# Directions for this task
Print nothing but the lines from the start of the listing below through the line that contains "5.6, 6.0, 5.4]". Do not include the pictures.

--------

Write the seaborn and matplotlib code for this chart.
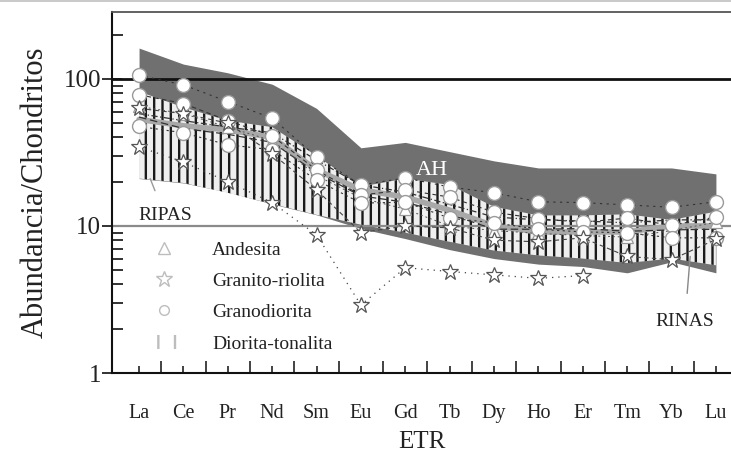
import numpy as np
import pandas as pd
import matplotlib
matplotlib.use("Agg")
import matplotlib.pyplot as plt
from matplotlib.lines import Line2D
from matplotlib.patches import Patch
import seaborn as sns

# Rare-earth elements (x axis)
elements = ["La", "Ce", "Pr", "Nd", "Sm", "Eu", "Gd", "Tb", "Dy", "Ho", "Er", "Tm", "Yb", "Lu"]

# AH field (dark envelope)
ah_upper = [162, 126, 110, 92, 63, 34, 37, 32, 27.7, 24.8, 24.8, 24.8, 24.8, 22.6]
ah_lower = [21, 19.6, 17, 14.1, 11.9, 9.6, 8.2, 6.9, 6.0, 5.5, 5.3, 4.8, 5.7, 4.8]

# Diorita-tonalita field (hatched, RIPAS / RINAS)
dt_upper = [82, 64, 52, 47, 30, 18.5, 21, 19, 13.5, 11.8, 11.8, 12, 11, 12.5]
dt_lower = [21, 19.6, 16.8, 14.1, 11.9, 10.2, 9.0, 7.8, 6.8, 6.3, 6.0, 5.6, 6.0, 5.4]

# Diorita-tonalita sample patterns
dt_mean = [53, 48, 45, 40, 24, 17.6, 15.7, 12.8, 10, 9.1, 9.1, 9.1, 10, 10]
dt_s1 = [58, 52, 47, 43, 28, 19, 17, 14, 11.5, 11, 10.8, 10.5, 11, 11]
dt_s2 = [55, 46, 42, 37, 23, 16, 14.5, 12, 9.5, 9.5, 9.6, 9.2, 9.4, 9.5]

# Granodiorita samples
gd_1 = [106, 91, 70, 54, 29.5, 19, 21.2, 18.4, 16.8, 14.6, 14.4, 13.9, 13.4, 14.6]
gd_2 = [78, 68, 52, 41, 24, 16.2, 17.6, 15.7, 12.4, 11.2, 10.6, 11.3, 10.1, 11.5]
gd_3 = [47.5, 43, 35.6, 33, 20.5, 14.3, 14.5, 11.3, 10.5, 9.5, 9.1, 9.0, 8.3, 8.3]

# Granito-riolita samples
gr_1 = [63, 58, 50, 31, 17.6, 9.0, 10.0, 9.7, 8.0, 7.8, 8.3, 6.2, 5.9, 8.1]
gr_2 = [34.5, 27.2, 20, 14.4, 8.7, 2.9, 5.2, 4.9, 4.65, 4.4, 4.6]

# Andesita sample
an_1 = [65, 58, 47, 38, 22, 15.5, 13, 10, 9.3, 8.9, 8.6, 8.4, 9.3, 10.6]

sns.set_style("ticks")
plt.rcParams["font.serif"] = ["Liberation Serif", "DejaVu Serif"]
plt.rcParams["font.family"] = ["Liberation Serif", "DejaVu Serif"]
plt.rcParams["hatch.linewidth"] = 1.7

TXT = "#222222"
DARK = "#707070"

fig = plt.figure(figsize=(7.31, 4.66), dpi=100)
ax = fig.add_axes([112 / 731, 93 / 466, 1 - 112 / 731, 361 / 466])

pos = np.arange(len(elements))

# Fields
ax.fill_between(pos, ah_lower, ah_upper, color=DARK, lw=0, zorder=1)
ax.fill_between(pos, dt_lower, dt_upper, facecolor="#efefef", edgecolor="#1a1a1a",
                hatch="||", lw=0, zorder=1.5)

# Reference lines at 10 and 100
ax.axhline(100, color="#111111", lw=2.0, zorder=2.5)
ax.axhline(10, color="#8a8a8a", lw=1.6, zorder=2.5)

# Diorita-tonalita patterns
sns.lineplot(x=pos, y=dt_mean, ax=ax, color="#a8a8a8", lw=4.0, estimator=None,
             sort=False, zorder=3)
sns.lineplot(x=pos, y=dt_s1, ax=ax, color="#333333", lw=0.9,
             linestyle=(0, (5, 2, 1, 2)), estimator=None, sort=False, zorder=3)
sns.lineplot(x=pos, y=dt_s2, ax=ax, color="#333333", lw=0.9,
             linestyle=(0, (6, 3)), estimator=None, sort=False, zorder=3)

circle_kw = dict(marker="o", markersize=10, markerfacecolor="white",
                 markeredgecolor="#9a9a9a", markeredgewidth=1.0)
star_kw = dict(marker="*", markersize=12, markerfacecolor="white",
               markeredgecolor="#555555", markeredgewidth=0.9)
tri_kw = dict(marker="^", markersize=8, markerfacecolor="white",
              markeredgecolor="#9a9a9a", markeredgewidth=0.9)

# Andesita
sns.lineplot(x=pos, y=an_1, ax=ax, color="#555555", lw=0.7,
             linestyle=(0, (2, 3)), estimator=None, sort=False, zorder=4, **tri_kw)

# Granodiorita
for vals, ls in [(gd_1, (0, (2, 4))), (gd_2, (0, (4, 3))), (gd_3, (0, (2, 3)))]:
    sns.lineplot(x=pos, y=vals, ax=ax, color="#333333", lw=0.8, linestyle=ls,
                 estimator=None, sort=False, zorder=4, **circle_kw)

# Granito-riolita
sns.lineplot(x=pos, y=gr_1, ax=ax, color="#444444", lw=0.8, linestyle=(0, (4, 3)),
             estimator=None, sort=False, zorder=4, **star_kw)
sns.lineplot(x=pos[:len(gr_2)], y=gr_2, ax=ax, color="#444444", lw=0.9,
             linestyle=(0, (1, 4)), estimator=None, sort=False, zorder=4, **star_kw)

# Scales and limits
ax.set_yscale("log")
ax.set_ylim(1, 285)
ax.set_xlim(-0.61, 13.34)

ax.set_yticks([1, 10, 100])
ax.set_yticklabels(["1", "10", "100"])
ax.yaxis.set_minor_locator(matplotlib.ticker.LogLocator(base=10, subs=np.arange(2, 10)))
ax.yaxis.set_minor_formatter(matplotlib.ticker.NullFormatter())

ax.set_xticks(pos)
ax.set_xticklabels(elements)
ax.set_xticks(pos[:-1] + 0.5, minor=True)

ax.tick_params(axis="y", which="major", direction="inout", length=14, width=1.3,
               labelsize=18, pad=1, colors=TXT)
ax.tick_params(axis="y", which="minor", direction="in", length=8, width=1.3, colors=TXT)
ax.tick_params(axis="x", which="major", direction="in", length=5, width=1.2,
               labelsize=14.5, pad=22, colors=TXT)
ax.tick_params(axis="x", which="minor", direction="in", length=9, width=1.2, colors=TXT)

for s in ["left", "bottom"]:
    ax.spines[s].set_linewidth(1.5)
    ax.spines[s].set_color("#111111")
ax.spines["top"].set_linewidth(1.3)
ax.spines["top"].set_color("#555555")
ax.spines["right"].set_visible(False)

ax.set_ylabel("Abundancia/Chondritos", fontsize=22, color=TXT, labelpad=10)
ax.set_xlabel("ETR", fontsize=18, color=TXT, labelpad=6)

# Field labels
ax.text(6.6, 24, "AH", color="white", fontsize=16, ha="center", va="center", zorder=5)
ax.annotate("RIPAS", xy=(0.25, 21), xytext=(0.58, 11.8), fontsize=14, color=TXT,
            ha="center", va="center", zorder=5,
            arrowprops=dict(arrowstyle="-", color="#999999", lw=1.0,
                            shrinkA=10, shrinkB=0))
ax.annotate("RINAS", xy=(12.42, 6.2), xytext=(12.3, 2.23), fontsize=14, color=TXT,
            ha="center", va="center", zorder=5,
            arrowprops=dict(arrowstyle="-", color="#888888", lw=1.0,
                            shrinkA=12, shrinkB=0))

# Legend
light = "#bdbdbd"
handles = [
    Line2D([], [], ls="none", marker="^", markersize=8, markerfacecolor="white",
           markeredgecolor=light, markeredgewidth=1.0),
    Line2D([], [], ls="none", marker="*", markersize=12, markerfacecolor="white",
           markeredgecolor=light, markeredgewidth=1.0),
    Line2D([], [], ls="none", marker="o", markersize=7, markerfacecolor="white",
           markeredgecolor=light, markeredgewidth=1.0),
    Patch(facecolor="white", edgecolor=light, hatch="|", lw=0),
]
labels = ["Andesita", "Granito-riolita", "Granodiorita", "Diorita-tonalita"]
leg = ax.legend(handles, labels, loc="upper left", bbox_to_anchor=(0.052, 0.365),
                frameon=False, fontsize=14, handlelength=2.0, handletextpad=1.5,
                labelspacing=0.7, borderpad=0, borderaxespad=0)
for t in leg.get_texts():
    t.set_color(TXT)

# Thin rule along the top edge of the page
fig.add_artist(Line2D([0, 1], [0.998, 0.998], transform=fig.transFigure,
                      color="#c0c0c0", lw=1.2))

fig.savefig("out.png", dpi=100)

--------

# Task answer
Write the seaborn and matplotlib code for this chart.
import numpy as np
import pandas as pd
import matplotlib
matplotlib.use("Agg")
import matplotlib.pyplot as plt
from matplotlib.lines import Line2D
from matplotlib.patches import Patch
import seaborn as sns

# Rare-earth elements (x axis)
elements = ["La", "Ce", "Pr", "Nd", "Sm", "Eu", "Gd", "Tb", "Dy", "Ho", "Er", "Tm", "Yb", "Lu"]

# AH field (dark envelope)
ah_upper = [162, 126, 110, 92, 63, 34, 37, 32, 27.7, 24.8, 24.8, 24.8, 24.8, 22.6]
ah_lower = [21, 19.6, 17, 14.1, 11.9, 9.6, 8.2, 6.9, 6.0, 5.5, 5.3, 4.8, 5.7, 4.8]

# Diorita-tonalita field (hatched, RIPAS / RINAS)
dt_upper = [82, 64, 52, 47, 30, 18.5, 21, 19, 13.5, 11.8, 11.8, 12, 11, 12.5]
dt_lower = [21, 19.6, 16.8, 14.1, 11.9, 10.2, 9.0, 7.8, 6.8, 6.3, 6.0, 5.6, 6.0, 5.4]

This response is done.